# [LISTED ENTRIES]
____

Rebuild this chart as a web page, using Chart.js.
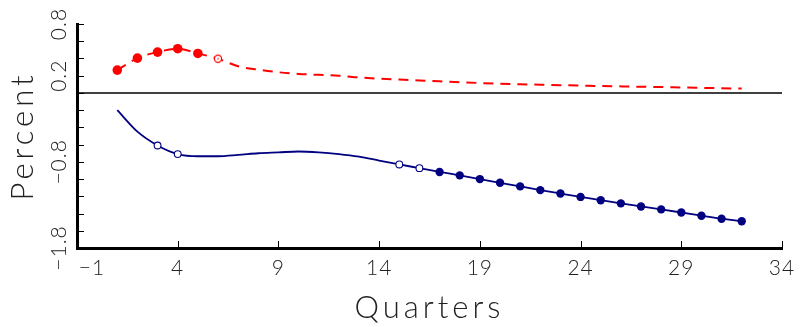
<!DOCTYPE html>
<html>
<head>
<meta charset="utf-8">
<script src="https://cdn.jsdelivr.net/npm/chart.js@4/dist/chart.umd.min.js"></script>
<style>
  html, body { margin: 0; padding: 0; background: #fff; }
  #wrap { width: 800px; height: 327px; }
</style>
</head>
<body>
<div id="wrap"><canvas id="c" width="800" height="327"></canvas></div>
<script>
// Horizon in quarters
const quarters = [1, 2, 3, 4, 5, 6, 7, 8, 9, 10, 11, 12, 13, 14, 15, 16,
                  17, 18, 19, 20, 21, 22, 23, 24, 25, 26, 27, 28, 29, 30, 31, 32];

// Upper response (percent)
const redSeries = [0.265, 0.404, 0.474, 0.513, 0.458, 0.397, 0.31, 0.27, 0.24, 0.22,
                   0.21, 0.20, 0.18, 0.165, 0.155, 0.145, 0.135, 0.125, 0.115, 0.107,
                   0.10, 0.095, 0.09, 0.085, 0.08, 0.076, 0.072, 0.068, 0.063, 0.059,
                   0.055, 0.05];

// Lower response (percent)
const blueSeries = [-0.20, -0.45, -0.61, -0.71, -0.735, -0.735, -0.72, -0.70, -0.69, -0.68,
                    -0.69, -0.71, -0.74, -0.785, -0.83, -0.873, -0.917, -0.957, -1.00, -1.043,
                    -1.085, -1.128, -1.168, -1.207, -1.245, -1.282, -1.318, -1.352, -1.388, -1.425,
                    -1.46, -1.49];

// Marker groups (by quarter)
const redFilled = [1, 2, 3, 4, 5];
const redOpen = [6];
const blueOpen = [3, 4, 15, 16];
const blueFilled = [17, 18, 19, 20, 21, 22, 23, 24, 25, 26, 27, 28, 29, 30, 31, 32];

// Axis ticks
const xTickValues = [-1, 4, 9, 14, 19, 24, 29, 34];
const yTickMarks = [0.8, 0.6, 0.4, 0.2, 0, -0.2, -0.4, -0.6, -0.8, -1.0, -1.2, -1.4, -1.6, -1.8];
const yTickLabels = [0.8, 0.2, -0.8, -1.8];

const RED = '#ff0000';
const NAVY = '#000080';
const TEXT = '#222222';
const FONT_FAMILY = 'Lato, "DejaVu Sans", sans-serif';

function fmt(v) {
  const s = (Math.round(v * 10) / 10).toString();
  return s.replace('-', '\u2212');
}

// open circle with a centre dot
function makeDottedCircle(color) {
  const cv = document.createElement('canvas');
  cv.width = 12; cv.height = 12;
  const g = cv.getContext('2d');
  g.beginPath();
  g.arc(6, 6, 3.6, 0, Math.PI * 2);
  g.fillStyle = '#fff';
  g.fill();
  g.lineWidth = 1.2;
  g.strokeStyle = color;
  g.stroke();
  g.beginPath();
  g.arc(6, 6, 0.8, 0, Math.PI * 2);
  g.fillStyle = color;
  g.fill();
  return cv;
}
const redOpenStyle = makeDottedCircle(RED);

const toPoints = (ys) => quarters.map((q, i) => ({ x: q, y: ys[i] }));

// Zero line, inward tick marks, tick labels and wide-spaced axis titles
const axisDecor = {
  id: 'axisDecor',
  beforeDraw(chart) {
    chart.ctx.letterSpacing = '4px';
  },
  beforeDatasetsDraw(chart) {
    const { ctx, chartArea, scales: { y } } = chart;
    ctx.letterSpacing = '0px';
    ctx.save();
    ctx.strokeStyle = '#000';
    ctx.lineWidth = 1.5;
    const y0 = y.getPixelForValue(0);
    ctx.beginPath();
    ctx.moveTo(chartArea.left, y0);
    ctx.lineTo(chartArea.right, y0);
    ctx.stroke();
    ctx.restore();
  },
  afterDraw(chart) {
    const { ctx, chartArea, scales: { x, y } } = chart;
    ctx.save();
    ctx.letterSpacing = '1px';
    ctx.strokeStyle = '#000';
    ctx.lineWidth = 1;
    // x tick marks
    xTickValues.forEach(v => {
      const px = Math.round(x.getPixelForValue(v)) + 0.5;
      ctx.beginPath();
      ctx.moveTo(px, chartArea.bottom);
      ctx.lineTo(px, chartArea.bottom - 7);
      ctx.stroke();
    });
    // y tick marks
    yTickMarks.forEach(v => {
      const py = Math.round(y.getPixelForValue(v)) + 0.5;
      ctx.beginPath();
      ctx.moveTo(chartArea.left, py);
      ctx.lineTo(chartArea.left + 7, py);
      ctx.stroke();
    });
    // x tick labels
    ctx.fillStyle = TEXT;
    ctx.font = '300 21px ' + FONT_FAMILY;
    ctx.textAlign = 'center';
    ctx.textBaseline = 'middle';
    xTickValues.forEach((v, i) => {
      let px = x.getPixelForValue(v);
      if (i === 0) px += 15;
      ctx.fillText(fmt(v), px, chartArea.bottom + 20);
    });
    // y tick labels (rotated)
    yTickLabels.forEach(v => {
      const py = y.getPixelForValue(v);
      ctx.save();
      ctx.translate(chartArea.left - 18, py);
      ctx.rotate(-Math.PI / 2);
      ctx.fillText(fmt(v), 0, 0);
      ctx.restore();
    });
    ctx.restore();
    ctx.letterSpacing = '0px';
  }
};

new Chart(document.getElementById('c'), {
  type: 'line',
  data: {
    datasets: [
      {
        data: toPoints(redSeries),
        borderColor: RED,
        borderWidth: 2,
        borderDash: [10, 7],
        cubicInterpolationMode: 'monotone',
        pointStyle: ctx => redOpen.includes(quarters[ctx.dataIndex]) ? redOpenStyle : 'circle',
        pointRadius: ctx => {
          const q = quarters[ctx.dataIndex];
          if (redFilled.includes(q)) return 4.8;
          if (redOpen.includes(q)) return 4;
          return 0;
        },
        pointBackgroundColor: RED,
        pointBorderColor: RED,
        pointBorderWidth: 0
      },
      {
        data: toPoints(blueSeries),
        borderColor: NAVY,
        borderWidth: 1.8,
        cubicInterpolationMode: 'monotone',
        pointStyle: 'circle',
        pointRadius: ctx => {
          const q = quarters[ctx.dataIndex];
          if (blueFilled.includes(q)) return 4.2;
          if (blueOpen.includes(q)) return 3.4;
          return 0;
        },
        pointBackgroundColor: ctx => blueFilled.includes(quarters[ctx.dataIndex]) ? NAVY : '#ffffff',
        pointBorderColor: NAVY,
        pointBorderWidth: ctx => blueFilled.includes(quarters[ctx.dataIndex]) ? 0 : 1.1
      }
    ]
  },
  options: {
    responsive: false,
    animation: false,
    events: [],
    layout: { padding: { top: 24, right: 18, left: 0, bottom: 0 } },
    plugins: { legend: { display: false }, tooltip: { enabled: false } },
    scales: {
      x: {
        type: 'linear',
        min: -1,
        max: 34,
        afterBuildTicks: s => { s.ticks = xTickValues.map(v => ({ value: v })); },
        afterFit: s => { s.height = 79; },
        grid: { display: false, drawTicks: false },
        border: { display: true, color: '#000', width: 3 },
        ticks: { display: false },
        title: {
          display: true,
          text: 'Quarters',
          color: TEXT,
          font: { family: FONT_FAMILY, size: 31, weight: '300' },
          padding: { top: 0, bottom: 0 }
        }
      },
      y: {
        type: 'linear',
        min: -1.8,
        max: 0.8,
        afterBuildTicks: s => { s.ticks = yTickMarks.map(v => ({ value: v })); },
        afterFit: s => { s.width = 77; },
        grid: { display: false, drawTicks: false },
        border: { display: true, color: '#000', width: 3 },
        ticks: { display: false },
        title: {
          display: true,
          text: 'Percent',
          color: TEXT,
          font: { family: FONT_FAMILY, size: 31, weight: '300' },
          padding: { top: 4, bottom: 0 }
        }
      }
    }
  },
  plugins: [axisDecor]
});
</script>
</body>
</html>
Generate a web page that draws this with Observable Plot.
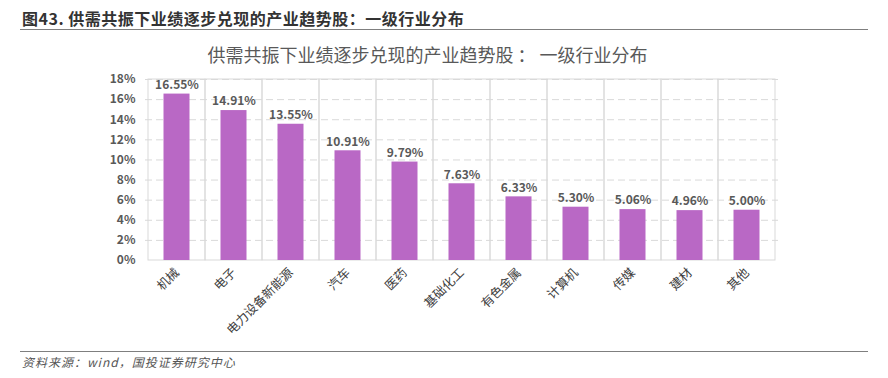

____

# [PROBLEM]
Everything from the first line of the entries through the line that contains "0.055, 0.05];" is to be reproduced exactly, except the pictures.

# [THE REPLY]
Rebuild this chart as a web page, using Chart.js.
<!DOCTYPE html>
<html>
<head>
<meta charset="utf-8">
<script src="https://cdn.jsdelivr.net/npm/chart.js@4/dist/chart.umd.min.js"></script>
<style>
  html, body { margin: 0; padding: 0; background: #fff; }
  #wrap { width: 800px; height: 327px; }
</style>
</head>
<body>
<div id="wrap"><canvas id="c" width="800" height="327"></canvas></div>
<script>
// Horizon in quarters
const quarters = [1, 2, 3, 4, 5, 6, 7, 8, 9, 10, 11, 12, 13, 14, 15, 16,
                  17, 18, 19, 20, 21, 22, 23, 24, 25, 26, 27, 28, 29, 30, 31, 32];

// Upper response (percent)
const redSeries = [0.265, 0.404, 0.474, 0.513, 0.458, 0.397, 0.31, 0.27, 0.24, 0.22,
                   0.21, 0.20, 0.18, 0.165, 0.155, 0.145, 0.135, 0.125, 0.115, 0.107,
                   0.10, 0.095, 0.09, 0.085, 0.08, 0.076, 0.072, 0.068, 0.063, 0.059,
                   0.055, 0.05];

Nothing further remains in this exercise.